Re: [benchmark] 1% performance overhead of paravirt_ops on nativekernels
From: Linus Torvalds
Date: Tue Jun 09 2009 - 10:55:30 EST
On Tue, 9 Jun 2009, Nick Piggin wrote:
> >
> > And don't get me wrong - I don't like HIGHMEM. I detest the damn thing. I
> > hated having to merge it, and I still hate it. It's a stupid, ugly, and
> > very invasive config option. It's just that it's there to support a
> > stupid, ugly and very annoying fundamental hardware problem.
>
> I was looking forward to be able to get rid of it... unfortunately
> other 32-bit architectures are starting to use it again :(
.. and 32-bit x86 is still not dead, and there are still people who use it
with more than 1G of RAM (ie it's not like it's just purely a "small
embedded cell-phones with Atom" kind of thing that Intel seems to be
pushing for eventually).
> I guess it is not incredibly intrusive for generic mm code. A bit
> of kmap sprinkled around which is actually quite a useful delimiter
> of where pagecache is addressed via its kernel mapping.
>
> Do you hate more the x86 code? Maybe that can be removed?

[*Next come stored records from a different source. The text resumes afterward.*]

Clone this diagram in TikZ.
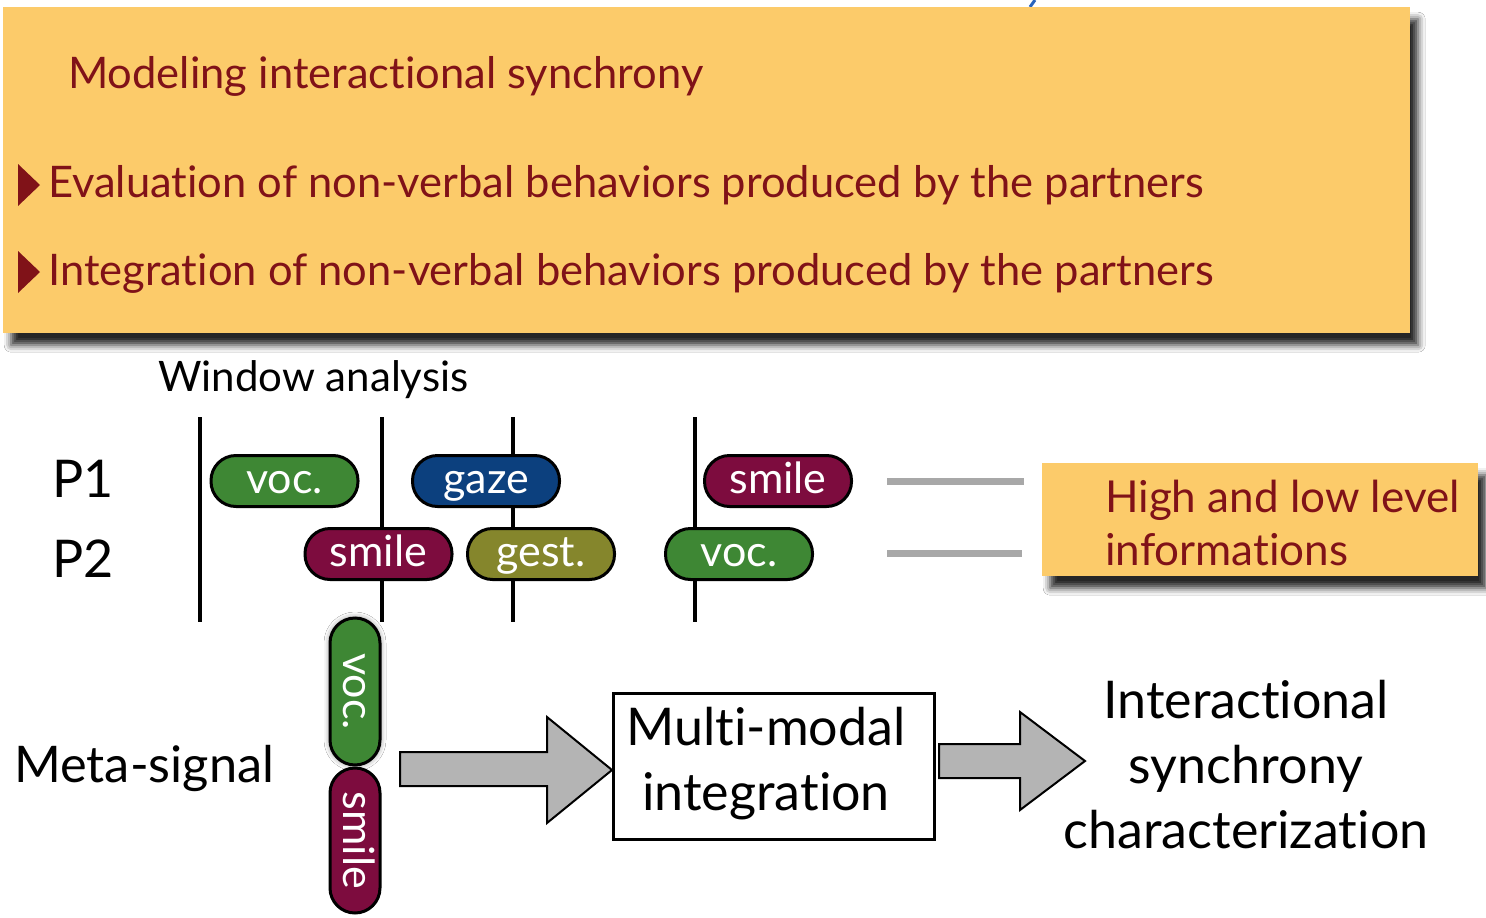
\documentclass[tikz,border=0pt]{standalone}
\usepackage{fontspec}
\setmainfont{Lato}[Ligatures={NoCommon,NoRare,NoDiscretionary}]
\usetikzlibrary{shadows.blur}
\definecolor{boxfill}{RGB}{252,203,106}
\definecolor{darkred}{RGB}{128,18,24}
\definecolor{pgreen}{RGB}{62,135,52}
\definecolor{pblue}{RGB}{12,64,126}
\definecolor{pmaroon}{RGB}{125,12,62}
\definecolor{polive}{RGB}{133,134,44}
\definecolor{arrowgray}{RGB}{180,180,180}
\definecolor{titleblue}{RGB}{40,100,190}
\newcommand{\fs}[1]{\fontsize{#1}{#1}\selectfont}
\begin{document}
\begin{tikzpicture}[x=1pt,y=-1pt,
  ybox/.style={fill=boxfill, draw=none, inner sep=0pt, anchor=north west,
    blur shadow={shadow xshift=8pt, shadow yshift=-12pt, shadow blur radius=7pt, shadow opacity=85}},
  pill/.style={draw=black, line width=3pt, rounded corners=25pt, minimum width=147pt,
    minimum height=51pt, inner sep=0pt, text=white, font=\fs{43}, text height=24pt, text depth=0pt},
  vline/.style={line width=4pt, black},
  lbl/.style={inner sep=0pt, anchor=base west},
  redtxt/.style={lbl, text=darkred, font=\fs{43.5}},
  bigtxt/.style={inner sep=0pt, anchor=base, font=\fs{52}},
  fuzzy/.style={line width=7pt, gray!80, opacity=0.85},
  blockarrow/.style={fill=arrowgray, draw=black, line width=2pt, line join=miter}
]
\path[use as bounding box] (0,0) rectangle (1486,918);
\fill[white] (0,0) rectangle (1486,918);
% clipped title fragment
\draw[titleblue, line width=3pt] (1030,7) -- (1035,0);

% top box
\node[ybox, minimum width=1407pt, minimum height=326pt] (top) at (3,7) {};
\node[redtxt] (t1) at (68,88) {Modeling interactional synchrony};
\fill[darkred] (18,164) -- (40,185) -- (18,206) -- cycle;
\node[redtxt] (t2) at (48,197) {Evaluation of non-verbal behaviors produced by the partners};
\fill[darkred] (18,251) -- (40,272) -- (18,293) -- cycle;
\node[redtxt] (t3) at (48,285) {Integration of non-verbal behaviors produced by the partners};

% window analysis
\node[lbl, font=\fs{42}] (wa) at (158,391) {Window analysis};
\node[lbl, font=\fs{52}] (p1) at (52,497) {P1};
\node[lbl, font=\fs{52}] (p2) at (52,577) {P2};

\coordinate (l1t) at (200,417); \coordinate (l1b) at (200,622);
\coordinate (l2t) at (382,417); \coordinate (l2b) at (382,622);
\coordinate (l3t) at (513,417); \coordinate (l3b) at (513,622);
\coordinate (l4t) at (695,417); \coordinate (l4b) at (695,622);
\draw[vline] (l1t) -- (l1b);
\draw[vline] (l2t) -- (l2b);
\draw[vline] (l3t) -- (l3b);
\draw[vline] (l4t) -- (l4b);

\node[pill, fill=pgreen]  (a1) at (284.5,481) {voc.};
\node[pill, fill=pblue]   (a2) at (486,481) {gaze};
\node[pill, fill=pmaroon] (a3) at (778,481) {smile};
\node[pill, fill=pmaroon] (b1) at (378.5,554) {smile};
\node[pill, fill=polive]  (b2) at (541,554) {gest.};
\node[pill, fill=pgreen]  (b3) at (739,554) {voc.};

% fuzzy continuation lines
\coordinate (f1a) at (887,481); \coordinate (f1b) at (1024,481);
\coordinate (f2a) at (887,553); \coordinate (f2b) at (1022,553);
\draw[fuzzy] (f1a) -- (f1b);
\draw[fuzzy] (f2a) -- (f2b);

% high and low level box
\node[ybox, minimum width=436pt, minimum height=113pt] (hl) at (1042,463) {};
\node[redtxt, font=\fs{44}] (hl1) at (1105,512) {High and low level};
\node[redtxt, font=\fs{44}] (hl2) at (1105,565) {informations};

% meta-signal
\node[lbl, font=\fs{50.5}] (meta) at (14,782) {Meta-signal};
\node[pill, fill=pgreen, rotate=-90, minimum width=147pt, minimum height=50pt,
  blur shadow={shadow xshift=0pt, shadow yshift=0pt, shadow blur radius=6pt, shadow opacity=50}] (v1) at (355,691.5) {voc.};
\node[pill, fill=pmaroon, rotate=-90, minimum width=145pt, minimum height=50pt] (v2) at (355,840.5) {smile};

% multi-modal box
\node[draw=black, line width=3pt, fill=white, minimum width=321pt, minimum height=146pt,
  inner sep=0pt, anchor=north west] (mm) at (612,692) {};
\node[bigtxt] (mm1) at (766,745) {Multi-modal};
\node[bigtxt] (mm2) at (766,810) {integration};

% block arrows
\draw[blockarrow] (400,752) -- (547,752) -- (547,717) -- (mm.west |- 0,770) -- (547,823) -- (547,786) -- (400,786) -- cycle;
\draw[blockarrow] (939,744) -- (1020,744) -- (1020,712) -- (1085,761) -- (1020,810) -- (1020,778) -- (939,778) -- cycle;

% result
\node[bigtxt] (r1) at (1246,718) {Interactional};
\node[bigtxt] (r2) at (1246,783) {synchrony};
\node[bigtxt] (r3) at (1246,848) {characterization};
\end{tikzpicture}
\end{document}
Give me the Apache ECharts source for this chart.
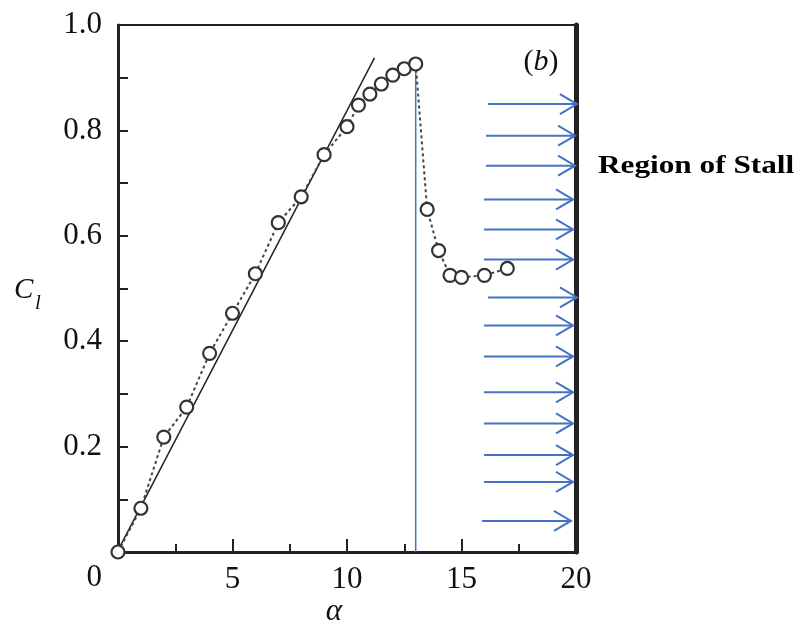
<!DOCTYPE html>
<html>
<head>
<meta charset="utf-8">
<script src="https://cdn.jsdelivr.net/npm/echarts@6/dist/echarts.min.js"></script>
<style>html,body{margin:0;padding:0;background:#fff}#c{width:802px;height:627px}</style>
</head>
<body>
<div id="c"></div>
<script>
// Measured data (angle of attack alpha in degrees, lift coefficient Cl)
var alpha = [0, 1, 2, 3, 4, 5, 6, 7, 8, 9, 10, 10.5, 11, 11.5, 12, 12.5, 13, 13.5, 14, 14.5, 15, 16, 17];
var cl    = [0.0, 0.083, 0.218, 0.275, 0.377, 0.453, 0.528, 0.625, 0.674, 0.754, 0.807, 0.848, 0.869, 0.888, 0.905, 0.917, 0.926, 0.65, 0.572, 0.525, 0.521, 0.525, 0.538];
// Linear (thin-airfoil) fit line end points
var fitAlpha = [0, 11.2];
var fitCl    = [0.003, 0.9375];
// Stall marker line
var stallAlpha = [13, 13];
var stallCl    = [0.926, 0];
// Stall region arrows
var arrowCl    = [0.850, 0.790, 0.733, 0.669, 0.612, 0.555, 0.483, 0.430, 0.371, 0.303, 0.244, 0.184, 0.133, 0.059];
var arrowStart = [16.16, 16.07, 16.07, 15.98, 15.98, 15.98, 16.16, 15.98, 15.98, 15.98, 15.98, 15.98, 15.98, 15.90];
var arrowEnd   = [20.04, 19.96, 19.96, 19.87, 19.87, 19.87, 20.04, 19.87, 19.87, 19.87, 19.87, 19.87, 19.87, 19.78];

var serif = '"Liberation Serif", "Times New Roman", serif';
var blue = '#4472C4';

function zip(a, b) { return a.map(function (v, i) { return [v, b[i]]; }); }

var chart = echarts.init(document.getElementById('c'));
chart.setOption({
  animation: false,
  backgroundColor: '#fff',
  grid: { left: 118, right: 226, top: 25, bottom: 75, containLabel: false },
  xAxis: [{
    type: 'value', min: 0, max: 20, interval: 5, position: 'bottom',
    axisLine: { onZero: false, lineStyle: { color: '#222', width: 3 } },
    axisTick: { inside: true, length: 13, lineStyle: { color: '#222', width: 2 } },
    minorTick: { show: true, splitNumber: 2, length: 8, lineStyle: { color: '#222', width: 2 } },
    splitLine: { show: false },
    axisLabel: {
      fontFamily: serif, fontSize: 31, color: '#111', margin: 12,
      formatter: function (v) { return v === 0 ? '' : String(v); }
    }
  }, {
    type: 'value', min: 0, max: 20, position: 'top',
    axisLine: { onZero: false, lineStyle: { color: '#222', width: 2 } },
    axisTick: { show: false }, axisLabel: { show: false }, splitLine: { show: false }
  }],
  yAxis: [{
    type: 'value', min: 0, max: 1, interval: 0.1, position: 'left',
    axisLine: { onZero: false, lineStyle: { color: '#222', width: 3 } },
    axisTick: { inside: true, length: 10, lineStyle: { color: '#222', width: 2 } },
    splitLine: { show: false },
    axisLabel: {
      fontFamily: serif, fontSize: 31, color: '#111', margin: 16,
      formatter: function (v) {
        var k = Math.round(v * 10);
        if (k === 0) return '{z|0}';
        if (k % 2 !== 0) return '';
        return (k / 10).toFixed(1);
      },
      rich: { z: { fontFamily: serif, fontSize: 31, color: '#111', padding: [52, 0, 0, 0] } }
    }
  }, {
    type: 'value', min: 0, max: 1, position: 'right',
    axisLine: { onZero: false, lineStyle: { color: '#222', width: 5 } },
    axisTick: { show: false }, axisLabel: { show: false }, splitLine: { show: false }
  }],
  series: [{
    type: 'line', data: zip(fitAlpha, fitCl), symbol: 'none', z: 2,
    lineStyle: { color: '#222', width: 1.5 }
  }, {
    type: 'line', data: zip(stallAlpha, stallCl), symbol: 'none', z: 3,
    lineStyle: { color: blue, width: 1.5 }
  }, {
    type: 'line', data: zip(alpha, cl), symbol: 'circle', symbolSize: 13, z: 4,
    itemStyle: { color: '#fff', borderColor: '#333', borderWidth: 2.2 },
    lineStyle: { color: '#444', width: 2, type: [3, 3] }
  }, {
    type: 'custom', clip: false, z: 5,
    data: arrowCl.map(function (y, i) { return [arrowStart[i], arrowEnd[i], y]; }),
    encode: { x: [0, 1], y: 2 },
    renderItem: function (params, api) {
      var p0 = api.coord([api.value(0), api.value(2)]);
      var p1 = api.coord([api.value(1), api.value(2)]);
      return {
        type: 'group',
        children: [{
          type: 'line',
          shape: { x1: p0[0], y1: p0[1], x2: p1[0], y2: p1[1] },
          style: { stroke: blue, lineWidth: 2 }
        }, {
          type: 'polyline',
          shape: { points: [[p1[0] - 17, p1[1] - 10], [p1[0], p1[1]], [p1[0] - 17, p1[1] + 10]] },
          style: { stroke: blue, lineWidth: 2, fill: null }
        }]
      };
    }
  }],
  graphic: [{
    type: 'text', x: 14, y: 290,
    style: { text: 'C', font: 'italic 29px ' + serif, fill: '#111', verticalAlign: 'middle' }
  }, {
    type: 'text', x: 35, y: 303,
    style: { text: 'l', font: 'italic 21px ' + serif, fill: '#111', verticalAlign: 'middle' }
  }, {
    type: 'text', x: 334, y: 612,
    style: { text: 'α', font: 'italic 31px ' + serif, fill: '#111', align: 'center', verticalAlign: 'middle' }
  }, {
    type: 'text', x: 541, y: 62,
    style: {
      text: '({b|b})', font: '30px ' + serif, fill: '#111', align: 'center', verticalAlign: 'middle',
      rich: { b: { font: 'italic 30px ' + serif, fill: '#111' } }
    }
  }, {
    type: 'text', x: 598, y: 167, scaleX: 1.25,
    style: { text: 'Region of Stall', font: 'bold 25px ' + serif, fill: '#000', verticalAlign: 'middle' }
  }]
});
</script>
</body>
</html>
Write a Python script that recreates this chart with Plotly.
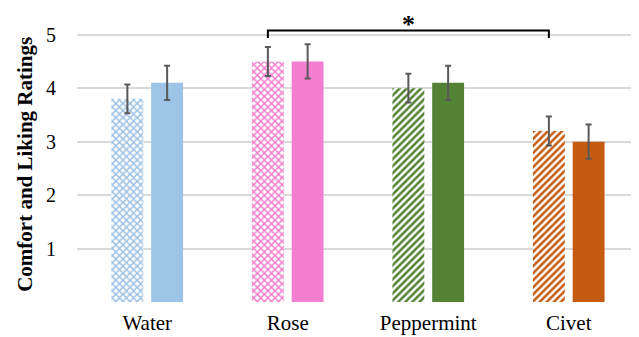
import plotly.graph_objects as go

categories = ["Water", "Rose", "Peppermint", "Civet"]
comfort = [3.8, 4.5, 4.0, 3.2]
comfort_err = [0.27, 0.27, 0.27, 0.27]
liking = [4.1, 4.5, 4.1, 3.0]
liking_err = [0.32, 0.32, 0.32, 0.32]
colors = ["#9DC3E6", "#F47FD0", "#548235", "#C55A11"]
pattern_shapes = ["x", "x", "/", "/"]
y_title = "Comfort and Liking Ratings"

font_family = "Liberation Serif, Times New Roman, serif"

fig = go.Figure()

fig.add_trace(go.Bar(
    x=categories, y=comfort,
    width=0.227, offset=-0.255,
    marker=dict(
        color="white",
        line=dict(width=0),
        pattern=dict(shape=pattern_shapes, fgcolor=colors, bgcolor="white",
                     size=5, solidity=0.5, fgopacity=1, fillmode="overlay"),
    ),
    error_y=dict(type="data", array=comfort_err, color="#595959", thickness=2, width=3),
    showlegend=False,
))

fig.add_trace(go.Bar(
    x=categories, y=liking,
    width=0.227, offset=0.028,
    marker=dict(color=colors, line=dict(width=0)),
    error_y=dict(type="data", array=liking_err, color="#595959", thickness=2, width=3),
    showlegend=False,
))

# significance bracket between Rose (comfort) and Civet (comfort)
x_left = 1 - 0.255 + 0.227 / 2
x_right = 3 - 0.255 + 0.227 / 2
fig.add_shape(type="path", xref="x", yref="y",
              path=f"M {x_left},4.94 L {x_left},5.08 L {x_right},5.08 L {x_right},4.94",
              line=dict(color="black", width=2))
fig.add_annotation(x=(x_left + x_right) / 2, y=5.19, xref="x", yref="y",
                   text="<b>*</b>", showarrow=False, yanchor="middle",
                   font=dict(size=26, color="black", family=font_family))

# y-axis title, centred on the 0-5 value range as in the reference
fig.add_annotation(x=-0.094, y=2.57, xref="paper", yref="y",
                   text=f"<b>{y_title}</b>", showarrow=False, textangle=-90,
                   xanchor="center", yanchor="middle",
                   font=dict(size=21, color="black", family=font_family))

# page body adds an 8px margin, so the figure is sized/positioned to compensate
fig.update_layout(
    width=631, height=329,
    margin=dict(l=69, r=0, t=0, b=35),
    paper_bgcolor="white", plot_bgcolor="white",
    barmode="overlay",
    font=dict(family=font_family, color="black"),
)
fig.update_xaxes(range=[-0.5, 3.5], showgrid=False, showline=False, zeroline=False,
                 ticklabelstandoff=6,
                 tickfont=dict(size=21, family=font_family, color="black"))
fig.update_yaxes(range=[0, 5.5], tickvals=[0, 1, 2, 3, 4, 5], ticktext=["", "1", "2", "3", "4", "5"],
                 showgrid=True, gridcolor="#D9D9D9", gridwidth=1.5, zeroline=False,
                 showline=False, ticklabelstandoff=20, automargin=False,
                 tickfont=dict(size=20, family=font_family, color="black"))

fig.write_html("out.html")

No, we can't remove the x86 code, and quite frankly, I don't even mind
that. The part I mind is actually the sprinkling of kmap all over. Do a
"git grep kmap fs", and you'll see that there are four times as many
kmap's in filesystem code than there are in mm/.
I was benchmarking btrfs on my little EeePC. There, kmap overhead was 25%
of file access time. Part of it is that people have been taught to use
"kmap_atomic()", which is usable under spinlocks and people have been told
that it's "fast". It's not fast. The whole TLB thing is slow as hell.
Oh well. It's sad. But we can't get rid of it.